I'm not sure that Preview has it yet - looks like its "15.3 Preview" and not Preview 3, and the [P2] footnote says it will be added in Preview 2... Maybe I'm mistaken m, going to test it and see if it works once I'm home.
This "non-authorative de-facto standard" page says "No":
http://en.cppreference.com/w/cpp/compiler_support

So... might be a feature in a preview version, but not the official one.

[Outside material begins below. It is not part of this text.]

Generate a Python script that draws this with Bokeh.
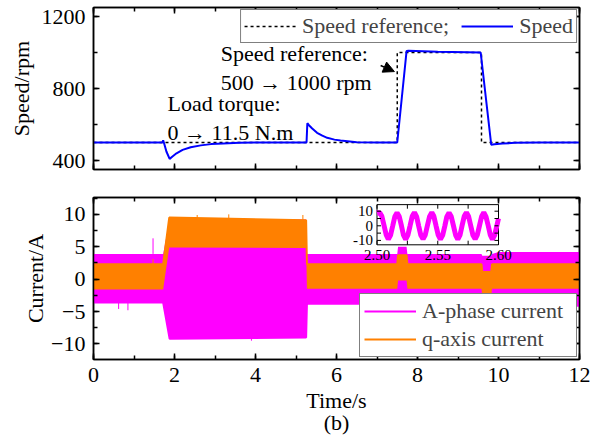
from bokeh.plotting import figure
from bokeh.layouts import column
from bokeh.models import (Range1d, SingleIntervalTicker, LinearAxis, Legend,
                          LegendItem, Label, Arrow, NormalHead, CustomJSTickFormatter)
from bokeh.embed import file_html
from bokeh.resources import INLINE
from bokeh.core.properties import value

FONT = "'Liberation Serif', serif"
FS = "22px"
BLUE = "#0000FF"
MAG = "#FF00FF"
ORA = "#FF8000"

# ---------------- data ----------------
# speed reference (rpm)
ref_t = [0, 7.50, 7.50, 9.58, 9.58, 12]
ref_v = [500, 500, 1000, 1000, 500, 500]

# measured speed (rpm)
spd_t = [0, 1.70, 1.72, 1.75, 1.80, 1.88, 1.95, 2.05, 2.20, 2.40, 2.65, 2.90, 3.20, 3.60, 4.00,
         5.26, 5.28, 5.32, 5.40, 5.52, 5.65, 5.77, 5.95, 6.10, 6.50, 7.00, 7.50, 7.73, 7.78, 8.50,
         9.56, 9.82, 9.90, 10.10, 10.40, 11.0, 12.0]
spd_v = [500, 500, 512, 490, 450, 409, 422, 440, 459, 474, 484, 491, 495, 498, 500,
         500, 607, 596, 578, 554, 538, 526, 516, 511, 502, 500, 500, 1008, 1010, 1004,
         1000, 488, 490, 494, 498, 500, 500]

# A-phase current envelope (A)
mag_t = [0, 1.72, 1.88, 5.25, 5.27, 7.50, 7.52, 7.73, 7.75, 9.58, 9.60, 9.82, 9.84, 10.0, 12]
mag_hi = [3.9, 3.9, 9.3, 9.2, 3.9, 3.9, 5.0, 5.0, 3.9, 3.9, 3.6, 3.6, 3.9, 4.2, 4.2]
mag_lo = [-3.6, -3.6, -9.2, -9.0, -3.8, -3.8, -3.6, -3.6, -3.8, -3.8, -4.6, -4.6, -3.8, -3.9, -4.1]

# q-axis current envelope (A)
q_t = [0, 1.72, 1.87, 5.25, 5.27, 7.50, 7.52, 7.73, 7.75, 9.58, 9.60, 9.82, 9.84, 12]
q_hi = [2.3, 2.3, 9.5, 9.1, 2.3, 2.3, 3.7, 3.7, 2.3, 2.3, 1.1, 1.1, 2.3, 2.3]
q_lo = [-1.6, -1.6, 4.9, 4.8, -1.5, -1.5, -0.2, -0.2, -1.5, -1.5, -2.7, -2.7, -1.5, -1.5]

# noise spikes
mag_spk_t = [0.62, 0.85, 1.47, 3.9, 11.9]
mag_spk_lo = [-4.6, -4.8, 3.9, -9.2, -4.6]
mag_spk_hi = [-3.6, -3.6, 6.3, -9.5, -4.1]
q_spk_t = [1.47, 2.56, 3.34, 5.17]
q_spk_lo = [2.3, 9.4, 9.4, 9.1]
q_spk_hi = [3.1, 9.9, 10.0, 9.9]

# zoomed A-phase current (inset)
ins_t = [2.5000, 2.5022, 2.5040, 2.5058, 2.5076, 2.5093, 2.5111, 2.5129, 2.5147, 2.5165, 2.5183,
         2.5201, 2.5218, 2.5236, 2.5254, 2.5272, 2.5290, 2.5308, 2.5326, 2.5343, 2.5361, 2.5379,
         2.5397, 2.5415, 2.5433, 2.5451, 2.5468, 2.5486, 2.5504, 2.5522, 2.5540, 2.5558, 2.5575,
         2.5593, 2.5611, 2.5629, 2.5647, 2.5665, 2.5683, 2.5700, 2.5718, 2.5736, 2.5754, 2.5772,
         2.5790, 2.5808, 2.5825, 2.5843, 2.5861, 2.5879, 2.5897, 2.5915, 2.5933, 2.5950, 2.5968,
         2.5986, 2.6000]
ins_a = [8.6,
         9.1, 6.5, 0.2, -6.3, -9.2, -6.5, -0.1, 6.4,
         9.0, 6.4, 0.1, -6.4, -9.3, -6.4, 0.0, 6.5,
         9.2, 6.3, -0.1, -6.5, -9.1, -6.3, 0.2, 6.4,
         9.1, 6.5, 0.0, -6.4, -9.2, -6.5, -0.2, 6.3,
         9.0, 6.4, 0.1, -6.3, -9.3, -6.4, 0.1, 6.5,
         9.2, 6.4, -0.1, -6.5, -9.1, -6.4, 0.0, 6.4,
         9.1, 6.3, 0.2, -6.4, -9.2, -6.5, -0.1,
         5.0]

ins_xticks = [2.50, 2.55, 2.60]
ins_xminor = [2.525, 2.575]
ins_yticks = [-10, 0, 10]
ins_yminor = [-5, 5]
ins_xlabels = ["2.50", "2.55", "2.60"]
ins_ylabels = ["-10", "0", "10"]

# ---------------- helpers ----------------
blank = CustomJSTickFormatter(code="return ''")


def style_axis(ax, ticker, labels=True):
    ax.ticker = ticker
    ax.axis_line_color = "black"
    ax.axis_line_width = 1.5
    ax.major_tick_in = 6
    ax.major_tick_out = 0
    ax.minor_tick_in = 4
    ax.minor_tick_out = 0
    ax.major_tick_line_color = "black"
    ax.minor_tick_line_color = "black"
    ax.major_tick_line_width = 1.5
    ax.minor_tick_line_width = 1.5
    ax.major_label_text_font = FONT
    ax.major_label_text_color = "black"
    ax.axis_label_text_font = FONT
    ax.axis_label_text_font_size = FS
    ax.axis_label_text_font_style = "normal"
    ax.axis_label_text_color = "black"
    if labels:
        ax.major_label_text_font_size = FS
        ax.major_label_standoff = 8
    else:
        ax.formatter = blank
        ax.major_label_text_font_size = "0px"
        ax.major_label_standoff = 0


def base_fig(frame_h, yr, mb_top, mb_bottom):
    p = figure(frame_width=486, frame_height=frame_h, x_range=Range1d(0, 12), y_range=yr,
               output_backend="svg", toolbar_location=None,
               min_border_left=93, min_border_right=15,
               min_border_top=mb_top, min_border_bottom=mb_bottom)
    p.xgrid.visible = False
    p.ygrid.visible = False
    p.outline_line_color = "black"
    p.outline_line_width = 1.5
    p.background_fill_color = "white"
    p.border_fill_color = "white"
    return p


xtick = SingleIntervalTicker(interval=2, num_minor_ticks=2)

# ---------------- top: speed ----------------
p1 = base_fig(162, Range1d(350, 1250), 7, 18)
ytick1 = SingleIntervalTicker(interval=400, num_minor_ticks=2)
style_axis(p1.xaxis[0], xtick, labels=False)
style_axis(p1.yaxis[0], ytick1)
p1.yaxis[0].axis_label = "Speed/rpm"
p1.yaxis[0].axis_label_standoff = 5
ax_top = LinearAxis()
style_axis(ax_top, xtick, labels=False)
p1.add_layout(ax_top, "above")
ax_r1 = LinearAxis()
style_axis(ax_r1, ytick1, labels=False)
p1.add_layout(ax_r1, "right")

r_ref = p1.line(ref_t, ref_v, line_color="black", line_width=1.5, line_dash="3 3")
r_spd = p1.line(spd_t, spd_v, line_color=BLUE, line_width=2)

leg1 = Legend(items=[LegendItem(label="Speed reference;", renderers=[r_ref]),
                     LegendItem(label="Speed", renderers=[r_spd])],
              orientation="horizontal", location="top_right", margin=2, padding=3,
              spacing=12, glyph_width=52, label_standoff=6,
              label_text_font=FONT, label_text_font_size=FS,
              border_line_color="black", border_line_width=1.5,
              background_fill_alpha=1)
p1.add_layout(leg1)

for (x, y, t) in [(3.14, 994, "Speed reference:"), (3.14, 833, "500 \u2192 1000 rpm"),
                  (1.83, 717, "Load torque:"), (1.83, 556, "0 \u2192 11.5 N.m")]:
    p1.add_layout(Label(x=x, y=y, text=t, text_font=FONT, text_font_size=FS,
                        text_baseline="middle", text_color="black"))
p1.add_layout(Arrow(end=NormalHead(size=11, fill_color="black", line_color="black"),
                    x_start=7.09, y_start=928, x_end=7.43, y_end=894,
                    line_color="black", line_width=1.5))

# ---------------- bottom: current ----------------
p2 = base_fig(162, Range1d(-12.4, 12.6), 10, 40)
ytick2 = SingleIntervalTicker(interval=5, num_minor_ticks=2)
style_axis(p2.xaxis[0], xtick)
style_axis(p2.yaxis[0], ytick2)
p2.xaxis[0].axis_label = "Time/s\n(b)"
p2.xaxis[0].axis_label_standoff = 3
p2.xaxis[0].axis_label_text_line_height = 0.88
p2.yaxis[0].axis_label = "Current/A"
p2.yaxis[0].axis_label_standoff = 0
ax_top2 = LinearAxis()
style_axis(ax_top2, xtick, labels=False)
p2.add_layout(ax_top2, "above")
ax_r2 = LinearAxis()
style_axis(ax_r2, ytick2, labels=False)
p2.add_layout(ax_r2, "right")

r_mag = p2.varea(x=mag_t, y1=mag_lo, y2=mag_hi, fill_color=MAG)
r_mag_edge = p2.line(mag_t, mag_lo, line_color=MAG, line_width=2)
p2.segment(x0=mag_spk_t, y0=mag_spk_lo, x1=mag_spk_t, y1=mag_spk_hi, line_color=MAG, line_width=1)
r_q = p2.varea(x=q_t, y1=q_lo, y2=q_hi, fill_color=ORA)
r_q_edge = p2.line(q_t, q_hi, line_color=ORA, line_width=2)
p2.segment(x0=q_spk_t, y0=q_spk_lo, x1=q_spk_t, y1=q_spk_hi, line_color=ORA, line_width=1)

leg2 = Legend(items=[LegendItem(label="A-phase current", renderers=[r_mag_edge]),
                     LegendItem(label="q-axis current", renderers=[r_q_edge])],
              location="bottom_right", margin=2, padding=4, spacing=2,
              glyph_width=52, label_standoff=6, label_width=150,
              label_text_font=FONT, label_text_font_size=FS,
              border_line_color="black", border_line_width=1.5,
              background_fill_alpha=1)
p2.add_layout(leg2)

# ---------------- inset ----------------
IX0, IX1 = 2.50, 2.60
IY0, IY1 = -13.0, 14.5
ins = p2.subplot(x_source=Range1d(IX0, IX1), y_source=Range1d(IY0, IY1),
                 x_target=Range1d(7.0, 10.0), y_target=Range1d(5.3, 11.5))
ins.quad(left=[IX0], right=[IX1], bottom=[IY0], top=[IY1], fill_color="white",
         line_color="black", line_width=1)
ins.line(ins_t, ins_a, line_color=MAG, line_width=5)

tl_y = 2.8      # ~4 px in inset y units
tl_x = 0.0033   # ~4 px in inset x units
xt = ins_xticks + ins_xminor
ins.segment(x0=xt, y0=[IY0] * len(xt), x1=xt, y1=[IY0 + tl_y] * len(xt), line_color="black", line_width=1)
ins.segment(x0=xt, y0=[IY1] * len(xt), x1=xt, y1=[IY1 - tl_y] * len(xt), line_color="black", line_width=1)
yt = ins_yticks + ins_yminor
ins.segment(x0=[IX0] * len(yt), y0=yt, x1=[IX0 + tl_x] * len(yt), y1=yt, line_color="black", line_width=1)
ins.segment(x0=[IX1] * len(yt), y0=yt, x1=[IX1 - tl_x] * len(yt), y1=yt, line_color="black", line_width=1)
ins.text(x=ins_xticks, y=[IY0 - 3.4] * 3, text=ins_xlabels, text_align="center",
         text_baseline="top", text_font=value(FONT), text_font_size=value("15px"), text_color="black")
ins.text(x=[IX0] * 3, y=ins_yticks, text=ins_ylabels, text_align="right", x_offset=-4,
         text_baseline="middle", text_font=value(FONT), text_font_size=value("15px"), text_color="black")

layout = column(p1, p2)
open("out.html", "w").write(file_html(layout, INLINE))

Until this feature becomes available, I take advantage of such a trick:


#include <type_traits>
#include <iostream>
using namespace std;

template <bool>
struct constexpr_if;

template <>
struct constexpr_if<true> {
	struct elser {
		template <
			class F,
			class... Args
		> 
		void _else(F&&, Args&&...) {

		}

		template <
			bool C,
			class F,
			class... Args
		> 
		auto _else_if(F&&, Args&&...) {
			return elser();
		}
	};

	template <
		class F,
		class... Args
	>
	auto operator()(F&& callback, Args&&... args) {
		callback(std::forward<Args>(args)...);
		return elser();
	}
};

template <>
struct constexpr_if<false> {
	struct elser {
		template <
			bool C,
			class F,
			class... Args
		>
		auto _else_if(F&& callback, Args&&... args) {
			return constexpr_if<C>()(std::forward<F>(callback), std::forward<Args>(args)...);
		}

		template <
			class F,
			class... Args
		>
		void _else(F&& callback, Args&&... args) {
			callback(std::forward<Args>(args)...);
		}
	};

	template <
		class F,
		class... Args
	>
	auto operator()(F&& callback, Args&&... args) {
		return elser();
	}
};

int main() {
	constexpr_if<true>()(
		[](auto...){
			cout << "1 ";
		}
	)._else_if<true>(
		[](auto...){
			static_assert(false, "Error");
		}
	)._else(
		[](auto...){
			static_assert(false, "Error");
		}
	);

	constexpr_if<false>()(
		[](auto...){
			static_assert(false, "Error");
		}
	)._else_if<true>(
		[](auto...){
			cout << "2 ";
		}
	)._else(
		[](auto...){
			static_assert(false, "Error");
		}
	);

	constexpr_if<false>()(
		[](auto...){
			static_assert(false, "Error");
		}
	)._else_if<false>(
		[](auto...){
			static_assert(false, "Error");
		}
	)._else_if<true>(
		[](auto...){
			cout << "3 ";
		}
	)._else(
		[](auto...){
			static_assert(false, "Error");
		}
	);

	constexpr_if<false>()(
		[](auto...){
			static_assert(false, "Error");
		}
	)._else(
		[](auto...){
			cout << "4" << endl;
		}
	);

	int c;
	cin >> c;
}

int main() has several tests for this template hack. It successfully outputs "1 2 3 4 " to the standard output, without hitting the static_asserts, thus completely omitting compilation for lambdas for whom the conditions do not hold.

Note that the lambda must necessarily be generic for its body compilation to be omitted when the specialization yields an empty operator().